◆ WHAT IS REQUIRED: From the entries below, reproduce exactly the lines from the one with "Write the matplotlib code for this chart." through the one with "yticks = np.arange(0, 10, 1)", both included, without images.

## BEGIN

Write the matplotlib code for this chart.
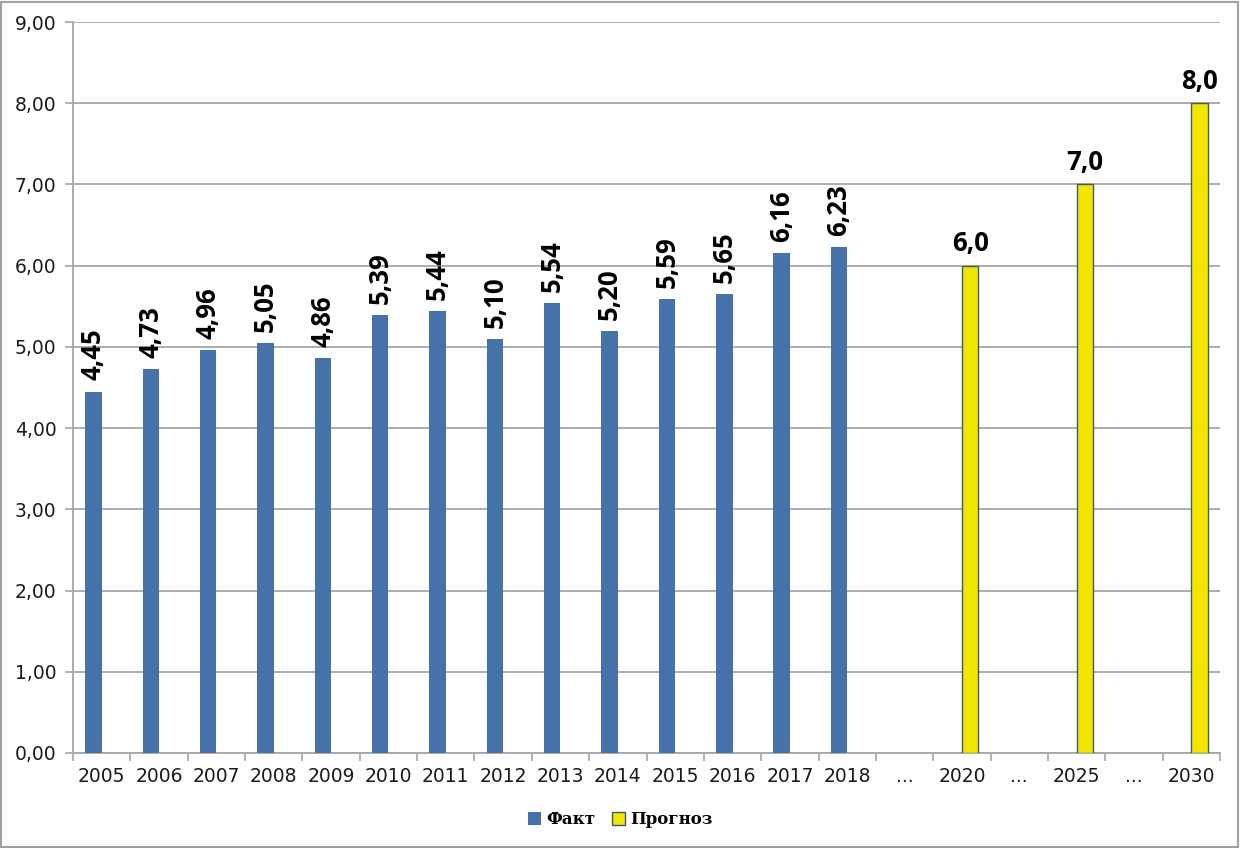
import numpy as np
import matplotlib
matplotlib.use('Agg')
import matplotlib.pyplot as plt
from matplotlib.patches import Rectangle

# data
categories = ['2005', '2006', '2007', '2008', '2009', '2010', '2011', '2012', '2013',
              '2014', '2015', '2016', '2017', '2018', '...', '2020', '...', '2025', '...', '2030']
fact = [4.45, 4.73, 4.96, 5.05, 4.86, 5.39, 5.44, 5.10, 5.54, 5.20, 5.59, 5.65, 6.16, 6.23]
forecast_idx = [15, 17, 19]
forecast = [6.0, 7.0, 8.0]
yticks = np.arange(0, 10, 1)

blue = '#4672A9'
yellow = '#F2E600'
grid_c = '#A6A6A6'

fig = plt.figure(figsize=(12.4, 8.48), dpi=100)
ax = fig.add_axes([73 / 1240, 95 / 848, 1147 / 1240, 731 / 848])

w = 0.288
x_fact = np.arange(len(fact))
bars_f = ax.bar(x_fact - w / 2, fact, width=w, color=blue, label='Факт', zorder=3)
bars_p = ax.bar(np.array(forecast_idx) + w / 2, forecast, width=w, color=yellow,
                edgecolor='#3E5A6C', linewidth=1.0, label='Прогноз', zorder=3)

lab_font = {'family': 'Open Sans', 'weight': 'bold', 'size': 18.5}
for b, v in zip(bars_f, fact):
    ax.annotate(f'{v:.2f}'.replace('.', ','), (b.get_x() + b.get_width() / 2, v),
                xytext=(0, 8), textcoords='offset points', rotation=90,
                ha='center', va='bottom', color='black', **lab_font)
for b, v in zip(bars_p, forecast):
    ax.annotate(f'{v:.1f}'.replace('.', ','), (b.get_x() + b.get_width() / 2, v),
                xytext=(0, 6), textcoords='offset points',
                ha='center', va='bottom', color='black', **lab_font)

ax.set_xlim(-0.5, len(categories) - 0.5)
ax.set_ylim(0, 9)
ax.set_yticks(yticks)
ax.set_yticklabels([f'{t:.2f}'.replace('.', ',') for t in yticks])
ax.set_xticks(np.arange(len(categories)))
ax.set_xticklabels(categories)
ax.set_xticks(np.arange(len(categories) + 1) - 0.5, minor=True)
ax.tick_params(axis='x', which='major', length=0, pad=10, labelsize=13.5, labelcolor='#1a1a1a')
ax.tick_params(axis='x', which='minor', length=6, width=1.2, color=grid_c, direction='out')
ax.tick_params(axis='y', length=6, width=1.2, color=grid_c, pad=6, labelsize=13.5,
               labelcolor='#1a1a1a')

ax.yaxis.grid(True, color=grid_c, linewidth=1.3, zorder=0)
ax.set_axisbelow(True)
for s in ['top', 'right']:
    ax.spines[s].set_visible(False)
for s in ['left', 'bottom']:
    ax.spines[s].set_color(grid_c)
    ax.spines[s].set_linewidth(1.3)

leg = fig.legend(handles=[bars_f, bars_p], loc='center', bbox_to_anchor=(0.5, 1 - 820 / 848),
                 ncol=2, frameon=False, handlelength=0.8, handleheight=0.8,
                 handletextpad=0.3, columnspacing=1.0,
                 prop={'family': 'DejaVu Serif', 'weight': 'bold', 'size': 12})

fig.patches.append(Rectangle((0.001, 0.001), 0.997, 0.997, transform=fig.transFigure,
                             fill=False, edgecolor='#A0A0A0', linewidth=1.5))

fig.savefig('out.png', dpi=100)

## END
## BEGIN

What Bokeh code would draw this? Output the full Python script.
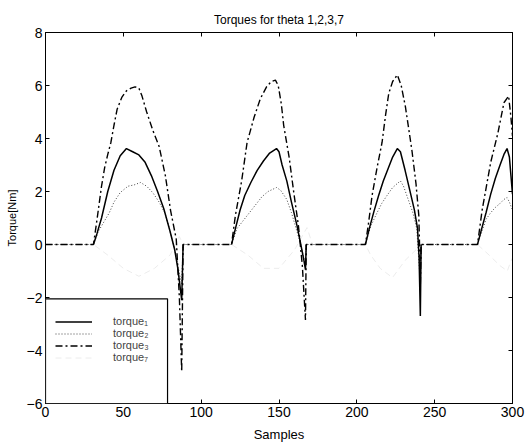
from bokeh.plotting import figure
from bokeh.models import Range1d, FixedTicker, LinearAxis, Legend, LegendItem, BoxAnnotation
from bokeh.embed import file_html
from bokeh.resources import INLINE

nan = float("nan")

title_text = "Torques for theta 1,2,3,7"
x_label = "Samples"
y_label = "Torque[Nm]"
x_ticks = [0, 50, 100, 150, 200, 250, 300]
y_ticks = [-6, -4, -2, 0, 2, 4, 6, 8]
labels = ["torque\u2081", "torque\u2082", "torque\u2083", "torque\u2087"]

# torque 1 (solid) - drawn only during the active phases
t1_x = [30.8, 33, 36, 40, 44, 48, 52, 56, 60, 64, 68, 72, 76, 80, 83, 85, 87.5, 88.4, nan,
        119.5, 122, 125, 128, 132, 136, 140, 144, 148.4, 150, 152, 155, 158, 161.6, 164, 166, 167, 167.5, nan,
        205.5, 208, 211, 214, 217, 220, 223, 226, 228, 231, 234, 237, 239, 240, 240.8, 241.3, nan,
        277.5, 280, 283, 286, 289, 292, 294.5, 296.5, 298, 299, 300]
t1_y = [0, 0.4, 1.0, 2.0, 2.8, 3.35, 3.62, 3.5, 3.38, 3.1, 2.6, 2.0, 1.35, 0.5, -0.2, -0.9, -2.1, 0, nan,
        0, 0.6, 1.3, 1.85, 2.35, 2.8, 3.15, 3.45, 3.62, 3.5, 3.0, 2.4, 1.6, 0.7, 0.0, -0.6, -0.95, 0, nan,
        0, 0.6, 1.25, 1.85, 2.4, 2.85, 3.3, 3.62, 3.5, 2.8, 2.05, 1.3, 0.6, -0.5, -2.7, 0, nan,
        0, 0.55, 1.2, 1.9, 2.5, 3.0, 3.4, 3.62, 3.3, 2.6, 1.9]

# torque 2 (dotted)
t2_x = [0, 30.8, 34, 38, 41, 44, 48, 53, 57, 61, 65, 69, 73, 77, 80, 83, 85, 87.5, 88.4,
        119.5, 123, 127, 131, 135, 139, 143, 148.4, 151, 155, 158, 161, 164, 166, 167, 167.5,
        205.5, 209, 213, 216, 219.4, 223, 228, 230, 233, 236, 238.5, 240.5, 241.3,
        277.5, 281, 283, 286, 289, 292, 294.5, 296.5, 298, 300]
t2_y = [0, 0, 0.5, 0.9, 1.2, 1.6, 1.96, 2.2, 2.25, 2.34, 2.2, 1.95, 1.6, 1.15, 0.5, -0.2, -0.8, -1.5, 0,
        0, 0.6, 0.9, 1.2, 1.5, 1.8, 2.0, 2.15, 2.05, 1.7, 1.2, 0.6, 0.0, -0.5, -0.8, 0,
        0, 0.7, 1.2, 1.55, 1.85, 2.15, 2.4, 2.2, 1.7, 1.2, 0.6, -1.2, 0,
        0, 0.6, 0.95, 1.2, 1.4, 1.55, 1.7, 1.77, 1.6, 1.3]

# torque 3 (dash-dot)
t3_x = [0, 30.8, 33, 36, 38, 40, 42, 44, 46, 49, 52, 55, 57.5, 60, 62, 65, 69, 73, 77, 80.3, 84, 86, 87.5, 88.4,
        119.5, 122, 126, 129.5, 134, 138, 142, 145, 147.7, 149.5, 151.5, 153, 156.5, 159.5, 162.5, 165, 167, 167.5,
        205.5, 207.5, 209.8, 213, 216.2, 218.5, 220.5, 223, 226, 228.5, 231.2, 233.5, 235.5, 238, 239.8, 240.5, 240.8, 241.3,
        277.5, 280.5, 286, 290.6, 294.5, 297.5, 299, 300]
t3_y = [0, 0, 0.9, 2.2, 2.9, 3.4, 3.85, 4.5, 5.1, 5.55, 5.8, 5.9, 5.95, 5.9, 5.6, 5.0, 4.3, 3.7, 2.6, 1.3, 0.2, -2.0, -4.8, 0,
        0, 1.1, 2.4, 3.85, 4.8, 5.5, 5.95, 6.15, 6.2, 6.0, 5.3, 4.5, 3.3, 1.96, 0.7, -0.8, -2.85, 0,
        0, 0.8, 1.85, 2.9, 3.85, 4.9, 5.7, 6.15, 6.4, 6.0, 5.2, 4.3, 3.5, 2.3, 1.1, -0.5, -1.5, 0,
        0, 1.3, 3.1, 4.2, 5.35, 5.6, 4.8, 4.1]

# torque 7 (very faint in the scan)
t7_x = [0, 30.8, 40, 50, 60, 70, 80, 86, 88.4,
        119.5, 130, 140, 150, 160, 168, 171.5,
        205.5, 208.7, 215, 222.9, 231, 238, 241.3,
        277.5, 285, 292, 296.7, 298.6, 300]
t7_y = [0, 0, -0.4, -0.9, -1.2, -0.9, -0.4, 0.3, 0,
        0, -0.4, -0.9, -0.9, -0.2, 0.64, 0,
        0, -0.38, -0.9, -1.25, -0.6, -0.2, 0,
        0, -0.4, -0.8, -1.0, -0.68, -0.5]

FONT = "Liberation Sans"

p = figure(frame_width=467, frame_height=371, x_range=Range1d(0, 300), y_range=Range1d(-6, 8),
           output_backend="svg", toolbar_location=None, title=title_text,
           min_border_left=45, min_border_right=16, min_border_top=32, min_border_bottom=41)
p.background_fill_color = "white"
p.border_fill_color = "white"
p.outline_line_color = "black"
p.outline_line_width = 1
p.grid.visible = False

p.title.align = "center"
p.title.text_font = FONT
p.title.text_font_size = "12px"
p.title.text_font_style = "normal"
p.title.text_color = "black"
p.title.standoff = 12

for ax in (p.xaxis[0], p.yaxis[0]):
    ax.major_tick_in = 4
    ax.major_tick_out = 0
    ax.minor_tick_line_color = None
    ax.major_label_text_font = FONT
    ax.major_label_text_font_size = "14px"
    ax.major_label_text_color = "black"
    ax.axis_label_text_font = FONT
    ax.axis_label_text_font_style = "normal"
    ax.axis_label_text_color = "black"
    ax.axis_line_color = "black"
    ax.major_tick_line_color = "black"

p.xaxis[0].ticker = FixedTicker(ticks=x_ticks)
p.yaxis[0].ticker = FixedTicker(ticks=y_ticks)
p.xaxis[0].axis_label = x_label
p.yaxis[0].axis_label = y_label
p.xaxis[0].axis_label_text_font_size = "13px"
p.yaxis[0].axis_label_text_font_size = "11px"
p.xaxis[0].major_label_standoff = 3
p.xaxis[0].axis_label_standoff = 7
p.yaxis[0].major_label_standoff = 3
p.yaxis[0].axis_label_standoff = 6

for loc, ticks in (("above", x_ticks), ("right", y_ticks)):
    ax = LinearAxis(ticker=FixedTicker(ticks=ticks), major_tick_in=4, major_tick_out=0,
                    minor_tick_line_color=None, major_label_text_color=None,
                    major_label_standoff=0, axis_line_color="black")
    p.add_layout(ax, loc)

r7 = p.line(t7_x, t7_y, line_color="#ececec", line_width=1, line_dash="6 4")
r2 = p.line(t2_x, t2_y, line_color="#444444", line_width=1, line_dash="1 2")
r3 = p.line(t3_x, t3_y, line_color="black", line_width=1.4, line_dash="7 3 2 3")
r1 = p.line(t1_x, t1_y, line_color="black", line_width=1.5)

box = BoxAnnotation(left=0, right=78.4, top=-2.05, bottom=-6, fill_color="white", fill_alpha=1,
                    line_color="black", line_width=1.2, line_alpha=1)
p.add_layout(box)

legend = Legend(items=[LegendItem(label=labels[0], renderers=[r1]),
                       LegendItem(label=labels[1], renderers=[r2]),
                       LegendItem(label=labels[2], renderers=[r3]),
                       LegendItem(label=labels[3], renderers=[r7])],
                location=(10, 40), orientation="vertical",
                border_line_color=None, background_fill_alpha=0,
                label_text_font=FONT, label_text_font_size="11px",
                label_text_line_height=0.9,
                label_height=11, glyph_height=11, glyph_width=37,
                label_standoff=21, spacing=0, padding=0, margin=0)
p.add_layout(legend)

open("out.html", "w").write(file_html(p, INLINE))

## END

◆ RESPONSE TO THIS EXERCISE:
Write the matplotlib code for this chart.
import numpy as np
import matplotlib
matplotlib.use('Agg')
import matplotlib.pyplot as plt
from matplotlib.patches import Rectangle

# data
categories = ['2005', '2006', '2007', '2008', '2009', '2010', '2011', '2012', '2013',
              '2014', '2015', '2016', '2017', '2018', '...', '2020', '...', '2025', '...', '2030']
fact = [4.45, 4.73, 4.96, 5.05, 4.86, 5.39, 5.44, 5.10, 5.54, 5.20, 5.59, 5.65, 6.16, 6.23]
forecast_idx = [15, 17, 19]
forecast = [6.0, 7.0, 8.0]
yticks = np.arange(0, 10, 1)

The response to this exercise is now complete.